Pro tip: Celebrate closing big tasks in your next team meeting, even if it’s just a quick shout-out. It keeps morale up.
6. Using Reports (But Don’t Get Lost in Them)
Scoreboardbuzz can spit out all sorts of reports on who’s doing what, but don’t drown in the data. Here’s what’s actually worth looking at:
- Tasks completed per rep per week. Are some folks always behind? Or is someone burning out?
- Tasks by stage of the pipeline. Are important steps being skipped?
- Overdue tasks. A mountain of overdue items = a broken process.
Ignore vanity metrics like “total tasks created.” Focus on completed tasks tied to revenue.
7. Common Pitfalls (and How to Dodge Them)
- Too many tasks: If your list is endless, people stop caring. Prioritize ruthlessly.
- Vague ownership: Always have a single owner for every task.
- Task overload: If you assign everything to your best rep, they’ll burn out and nothing gets better for the team.
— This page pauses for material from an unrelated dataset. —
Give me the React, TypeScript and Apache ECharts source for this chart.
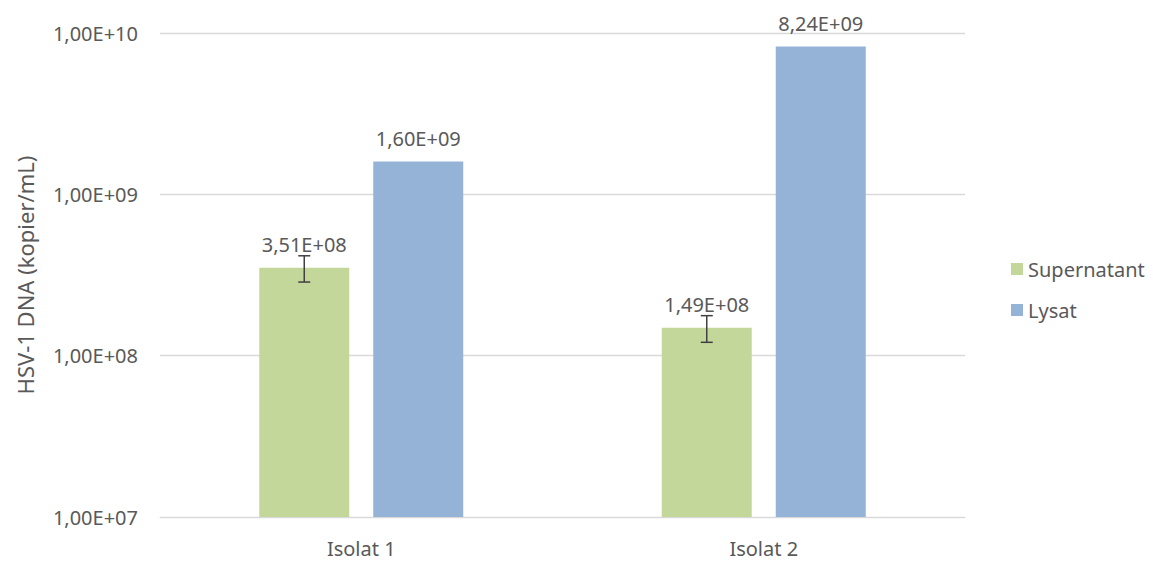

- No follow-through: If you never check in, tasks become a checklist for show, not for results.
8. Keeping It Simple and Iterating
Don’t try to build a perfect system out of the gate. Start with clear, actionable tasks tied to real deals. Review what’s working regularly, kill what isn’t, and tweak as you go. If Scoreboardbuzz starts feeling like a second job, you’re probably overcomplicating things. Keep it simple, focus on what actually moves deals forward, and adjust as you learn what works for your team.
That’s really it. Assign what matters, track what counts, and don’t let the process get in the way of real selling.